Elements of the social (race, gender etc.) are not simply reflected in spatial arrangements- instead, spatialities are regarded as constituting and reinforcing aspects of the social. Race is what it is and does what it does precisely because of how it is given spatial expression. Space in an enabling technology through which race is produced
Delaney questions what geography (in terms of knowledge production about race) is for- his answer is through teaching. This teaching needs to unveil white privilege and white self-interest in dismantling patterns of racism.
To be white is to be unmarked in the cultural economy of race. White people can simply forget about race- it is somewhere else. Whiteness takes on the appearance of being normal, natural and neutral. The spatialities which produce this are therefore maintained.
McKittrick (2006)
This is an interdisciplinary analysis of black women’s geographies in the black diaspora. It seeks to consider what kinds of possibilities emergence when black studies encounter human geography.
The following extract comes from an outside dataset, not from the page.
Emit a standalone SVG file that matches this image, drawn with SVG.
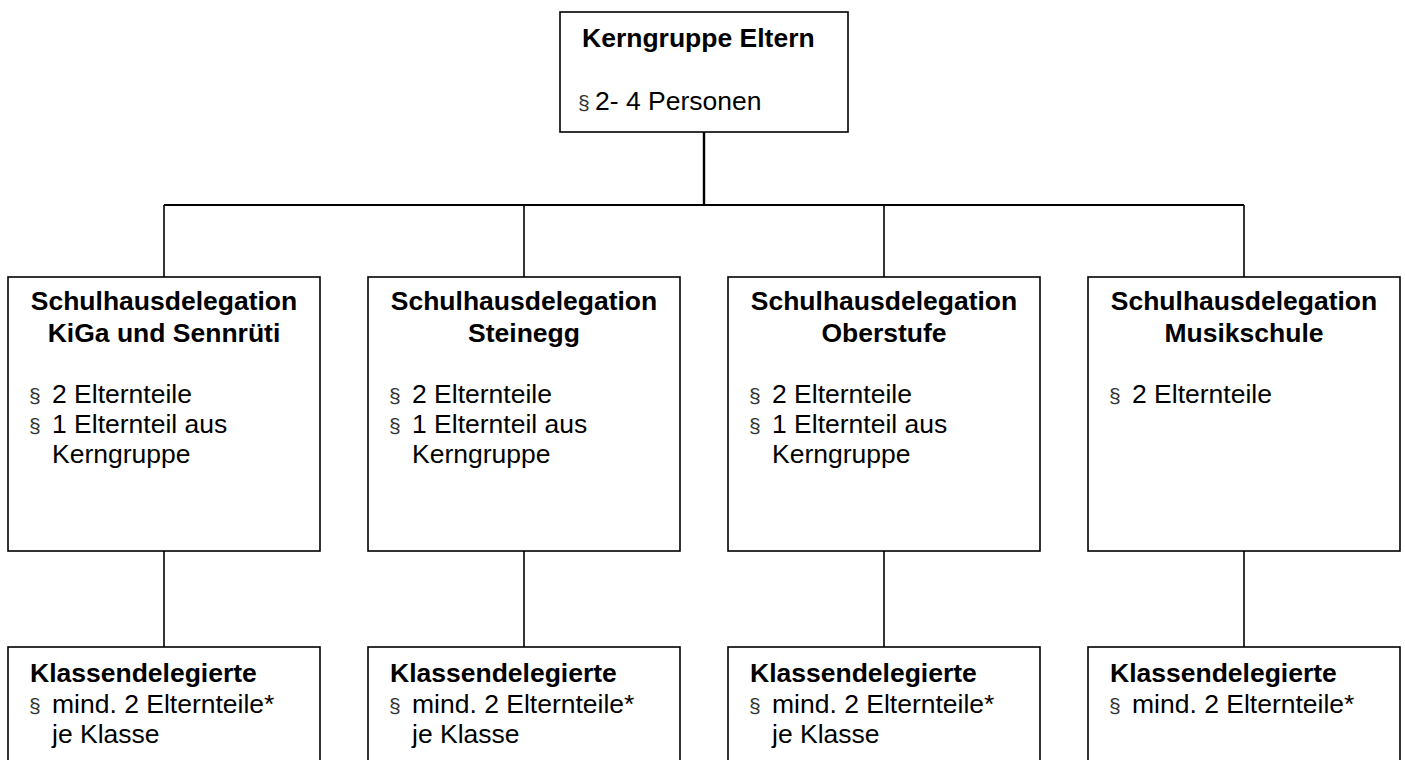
<svg xmlns="http://www.w3.org/2000/svg" width="1405" height="760" viewBox="0 0 1405 760">
<style>
.box{fill:#fff;stroke:#000;stroke-width:1.6}
.t{font-family:"Liberation Sans",Arial,sans-serif;font-size:26.5px;fill:#000}
.b{font-weight:bold}
.s{font-family:"Liberation Sans",Arial,sans-serif;font-size:21px;fill:#333}
.c{fill:none;stroke:#000;stroke-width:1.6}
</style>
<rect width="1405" height="760" fill="#fff"/>
<g id="connectors">
<line class="c" x1="704" y1="132" x2="704" y2="205" style="stroke-width:2.4"/>
<line class="c" x1="164" y1="205" x2="1244" y2="205" style="stroke-width:2"/>
<line class="c" x1="164" y1="205" x2="164" y2="277"/>
<line class="c" x1="524" y1="205" x2="524" y2="277"/>
<line class="c" x1="884" y1="205" x2="884" y2="277"/>
<line class="c" x1="1244" y1="205" x2="1244" y2="277"/>
<line class="c" x1="164" y1="551" x2="164" y2="647"/>
<line class="c" x1="524" y1="551" x2="524" y2="647"/>
<line class="c" x1="884" y1="551" x2="884" y2="647"/>
<line class="c" x1="1244" y1="551" x2="1244" y2="647"/>
</g>
<g id="kerngruppe">
<rect class="box" x="560" y="12" width="288" height="120"/>
<text class="t b" x="582" y="47">Kerngruppe Eltern</text>
<text class="s" x="578" y="110">§</text>
<text class="t" x="595" y="110">2- 4 Personen</text>
</g>
<g id="sd1">
<rect class="box" x="8" y="277" width="312" height="274"/>
<text class="t b" x="164" y="310" text-anchor="middle">Schulhausdelegation</text>
<text class="t b" x="164" y="342" text-anchor="middle">KiGa und Sennrüti</text>
<text class="s" x="29" y="403">§</text><text class="t" x="52" y="403">2 Elternteile</text>
<text class="s" x="29" y="433">§</text><text class="t" x="52" y="433">1 Elternteil aus</text>
<text class="t" x="52" y="463">Kerngruppe</text>
</g>
<g id="sd2">
<rect class="box" x="368" y="277" width="312" height="274"/>
<text class="t b" x="524" y="310" text-anchor="middle">Schulhausdelegation</text>
<text class="t b" x="524" y="342" text-anchor="middle">Steinegg</text>
<text class="s" x="389" y="403">§</text><text class="t" x="412" y="403">2 Elternteile</text>
<text class="s" x="389" y="433">§</text><text class="t" x="412" y="433">1 Elternteil aus</text>
<text class="t" x="412" y="463">Kerngruppe</text>
</g>
<g id="sd3">
<rect class="box" x="728" y="277" width="312" height="274"/>
<text class="t b" x="884" y="310" text-anchor="middle">Schulhausdelegation</text>
<text class="t b" x="884" y="342" text-anchor="middle">Oberstufe</text>
<text class="s" x="749" y="403">§</text><text class="t" x="772" y="403">2 Elternteile</text>
<text class="s" x="749" y="433">§</text><text class="t" x="772" y="433">1 Elternteil aus</text>
<text class="t" x="772" y="463">Kerngruppe</text>
</g>
<g id="sd4">
<rect class="box" x="1088" y="277" width="312" height="274"/>
<text class="t b" x="1244" y="310" text-anchor="middle">Schulhausdelegation</text>
<text class="t b" x="1244" y="342" text-anchor="middle">Musikschule</text>
<text class="s" x="1109" y="403">§</text><text class="t" x="1132" y="403">2 Elternteile</text>
</g>
<g id="kd1">
<rect class="box" x="8" y="647" width="312" height="130"/>
<text class="t b" x="30" y="682">Klassendelegierte</text>
<text class="s" x="29" y="713">§</text><text class="t" x="52" y="713">mind. 2 Elternteile*</text>
<text class="t" x="52" y="743">je Klasse</text>
</g>
<g id="kd2">
<rect class="box" x="368" y="647" width="312" height="130"/>
<text class="t b" x="390" y="682">Klassendelegierte</text>
<text class="s" x="389" y="713">§</text><text class="t" x="412" y="713">mind. 2 Elternteile*</text>
<text class="t" x="412" y="743">je Klasse</text>
</g>
<g id="kd3">
<rect class="box" x="728" y="647" width="312" height="130"/>
<text class="t b" x="750" y="682">Klassendelegierte</text>
<text class="s" x="749" y="713">§</text><text class="t" x="772" y="713">mind. 2 Elternteile*</text>
<text class="t" x="772" y="743">je Klasse</text>
</g>
<g id="kd4">
<rect class="box" x="1088" y="647" width="312" height="130"/>
<text class="t b" x="1110" y="682">Klassendelegierte</text>
<text class="s" x="1109" y="713">§</text><text class="t" x="1132" y="713">mind. 2 Elternteile*</text>
</g>
</svg>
Enabling us to think about the place of black subjects in the context of taking up spatial histories as they constitute our present geographic organization; engaging with a narrative that locates and draws in black histories and subjects to make visible the social lives that are often displaced and rendered un-geographical.
The relationship between black women and geography opens up a conceptual arena through which more humanly workable geographies can be imagined. Women are negotiating a geographic landscape that is upheld by a legacy of exploitation, exploration and conquest.
Social practices create these landscapes and contribute to how we organize, build and imagine our surroundings. Black subjects are not indifferent to these practices and landscapes- they are connected to them through crude racial-sexual hierarchies and their stake in the production of space.
By considering the histories of transatlantic slavery, we are able to see that black women are both shaped by and challenge the traditional geographic arrangements
The category of the black women is intimately connected with past and present spatial organizations. Racism and sexism are not simply bodily or identity based; they are spatial acts and illustrate black women’s geographical experiences and knowledges as they are made possible through domination.
This form of slavery profited from black enslavement by extracting material and philosophical black subordinations.
Closs-Stephens (2011)
This paper explores the imaginative geographies that enabled and legitimated a diverse range of violent practices in the War on Terror after the events of 9/11. From the ‘black sites’ of extraordinary rendition, to detention centres, to the complicity of the UK government and US in acts of torture
The author draws upon Said’s (1978) work as a way to understand the divisions made between ‘us’ and them’. Such distinctions are entrenched in how we understand who we are and our relationship to others in the world . The task of unpacking and resisting the imaginative geographies of the War on Terror must begin by interrogating the temporal narratives that underpin them.
Focuses on Hamid’s (2007) fiction book ‘The Reluctant Fundamentalist’. Traces how the main character shifts from being seen as an ‘exotic other’ to being coded as a ‘suspected terrorist’ in NYC post 9/11. Since this event, we have been taught to be ‘on the lookout’ for suspicious people (Amoore, 2006).
Like the above, postcolonial novels offer material for destabilizing the spatial and temporal coordinates of dominant imaginative geographies. BUT, they also reproduce this dominant view of the world as expressed in Manichean geographies.